The formula to calculate the standard deviation of a dataset depends on whether the dataset represents a population or a sample:
1. **Population Standard Deviation** (σ):
\[ \sigma = \sqrt{\frac{\sum_{i=1}^{N} (x_i - \mu)^2}{N}} \]
where:
- \( \sigma \) is the population standard deviation,
- \( N \) is the number of values in the population,
- \( x_i \) represents each individual value in the population,
- \( \mu \) is the population mean.
2. **Sample Standard Deviation** (s):
\[ s = \sqrt{\frac{\sum_{i=1}^{n} (x_i - \bar{x})^2}{n-1}} \]
where:
- \( s \) is the sample standard deviation,
- \( n \) is the number of values in the sample,
- \( x_i \) represents each individual value in the sample,
- \( \bar{x} \) is the sample mean.
The standard deviation provides a measure of the spread of data points around the mean.

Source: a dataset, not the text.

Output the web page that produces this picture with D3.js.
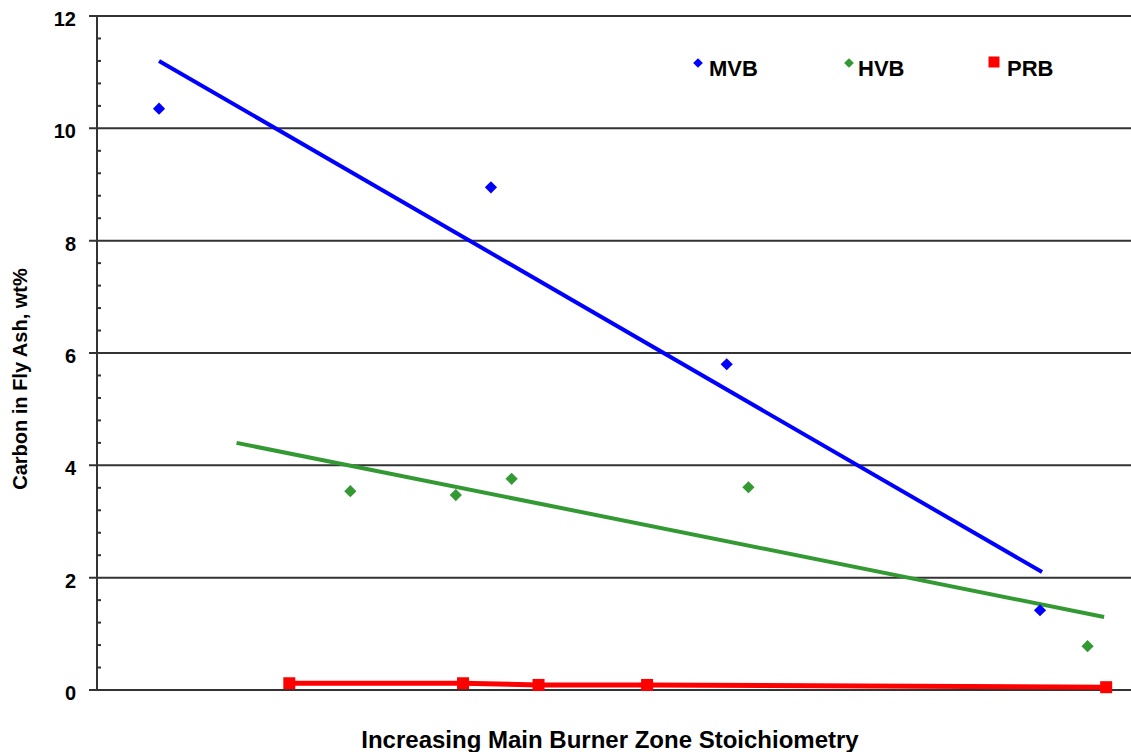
<!DOCTYPE html>
<html>
<head>
<meta charset="utf-8">
<script src="https://cdn.jsdelivr.net/npm/d3@7"></script>
<style>
  body { margin: 0; background: #fff; }
  text { font-family: Arial, "Liberation Sans", sans-serif; font-weight: bold; fill: #000; }
</style>
</head>
<body>
<script>
// x has no labels on the chart: positions are relative (0-100 across the plot)
var yTicks = [0, 2, 4, 6, 8, 10, 12]

var mvbX = [6.0, 38.1, 60.9, 91.2]
var mvbY = [10.35, 8.95, 5.80, 1.42]
var mvbTrendX = [6.0, 91.4]
var mvbTrendY = [11.2, 2.1]

var hvbX = [24.5, 34.7, 40.1, 63.0, 95.8]
var hvbY = [3.54, 3.47, 3.76, 3.61, 0.78]
var hvbTrendX = [13.5, 97.4]
var hvbTrendY = [4.4, 1.3]

var prbX = [18.6, 35.4, 42.7, 53.2, 97.6]
var prbY = [0.12, 0.12, 0.09, 0.09, 0.05]

var legendNames = ['MVB', 'HVB', 'PRB']
var colors = { MVB: '#0000ff', HVB: '#339933', PRB: '#ff0000' }

var width = 1131, height = 752
var margin = { left: 97, right: 0, top: 16, bottom: 62 }

var svg = d3.select('body').append('svg')
	.attr('width', width)
	.attr('height', height)

var x = d3.scaleLinear().domain([0, 100]).range([margin.left, width - margin.right])
var y = d3.scaleLinear().domain([0, 12]).range([height - margin.bottom, margin.top])

// grid lines + major ticks
svg.append('g').selectAll('line').data(yTicks).enter().append('line')
	.attr('x1', margin.left - 8)
	.attr('x2', width)
	.attr('y1', function(d){ return y(d) })
	.attr('y2', function(d){ return y(d) })
	.attr('stroke', '#333')
	.attr('stroke-width', 2)

// minor ticks (inside)
var minor = d3.range(0, 12.001, 0.4).filter(function(d){ return Math.abs(d / 2 - Math.round(d / 2)) > 0.01 })
svg.append('g').selectAll('line').data(minor).enter().append('line')
	.attr('x1', margin.left)
	.attr('x2', margin.left + 4)
	.attr('y1', function(d){ return y(d) })
	.attr('y2', function(d){ return y(d) })
	.attr('stroke', '#333')
	.attr('stroke-width', 2)

svg.append('line')
	.attr('x1', margin.left).attr('x2', margin.left)
	.attr('y1', y(12)).attr('y2', y(0))
	.attr('stroke', '#333').attr('stroke-width', 2)

svg.append('g').selectAll('text').data(yTicks).enter().append('text')
	.attr('x', 76)
	.attr('y', function(d){ return y(d) + 10 })
	.attr('text-anchor', 'end')
	.style('font-size', '20px')
	.text(function(d){ return d })

// axis titles
svg.append('text')
	.attr('transform', 'translate(27,' + 379 + ') rotate(-90)')
	.attr('text-anchor', 'middle')
	.style('font-size', '20px')
	.text('Carbon in Fly Ash, wt%')

svg.append('text')
	.attr('x', 610)
	.attr('y', 748)
	.attr('text-anchor', 'middle')
	.style('font-size', '24px')
	.text('Increasing Main Burner Zone Stoichiometry')

var line = d3.line()
	.x(function(d){ return x(d[0]) })
	.y(function(d){ return y(d[1]) })

function pairs(xs, ys){ return xs.map(function(v, i){ return [v, ys[i]] }) }

// trend lines
svg.append('path').datum(pairs(mvbTrendX, mvbTrendY))
	.attr('d', line).attr('fill', 'none')
	.attr('stroke', colors.MVB).attr('stroke-width', 4)
svg.append('path').datum(pairs(hvbTrendX, hvbTrendY))
	.attr('d', line).attr('fill', 'none')
	.attr('stroke', colors.HVB).attr('stroke-width', 4)
svg.append('path').datum(pairs(prbX, prbY))
	.attr('d', line).attr('fill', 'none')
	.attr('stroke', colors.PRB).attr('stroke-width', 5)

var diamond = d3.symbol().type(d3.symbolDiamond2).size(95)

svg.append('g').selectAll('path').data(pairs(mvbX, mvbY)).enter().append('path')
	.attr('d', diamond)
	.attr('transform', function(d){ return 'translate(' + x(d[0]) + ',' + y(d[1]) + ')' })
	.attr('fill', colors.MVB)
svg.append('g').selectAll('path').data(pairs(hvbX, hvbY)).enter().append('path')
	.attr('d', diamond)
	.attr('transform', function(d){ return 'translate(' + x(d[0]) + ',' + y(d[1]) + ')' })
	.attr('fill', colors.HVB)
svg.append('g').selectAll('rect').data(pairs(prbX, prbY)).enter().append('rect')
	.attr('x', function(d){ return x(d[0]) - 6 })
	.attr('y', function(d){ return y(d[1]) - 6 })
	.attr('width', 12).attr('height', 12)
	.attr('fill', colors.PRB)

// legend
var legendX = [698, 849, 994]
var textX = [709, 858, 1007]
var leg = svg.append('g').selectAll('g').data(legendNames).enter().append('g')
	.attr('transform', function(d, i){ return 'translate(' + legendX[i] + ',63)' })
leg.append('path')
	.attr('d', function(d){ return d === 'PRB' ? d3.symbol().type(d3.symbolSquare).size(121)() : d3.symbol().type(d3.symbolDiamond2).size(60)() })
	.attr('transform', function(d){ return d === 'PRB' ? 'translate(0,-1)' : null })
	.attr('fill', function(d){ return colors[d] })
leg.append('text')
	.attr('x', function(d, i){ return textX[i] - legendX[i] })
	.attr('y', 13)
	.style('font-size', '22px')
	.text(function(d){ return d })
</script>
</body>
</html>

A small standard deviation indicates that the data points are close to the mean, while a large standard deviation indicates that the data points are spread out over a wider range of values.
Standard deviation is widely used in various fields such as statistics, finance, engineering, and social sciences for analyzing and interpreting data distributions and making decisions based on the variability of the data.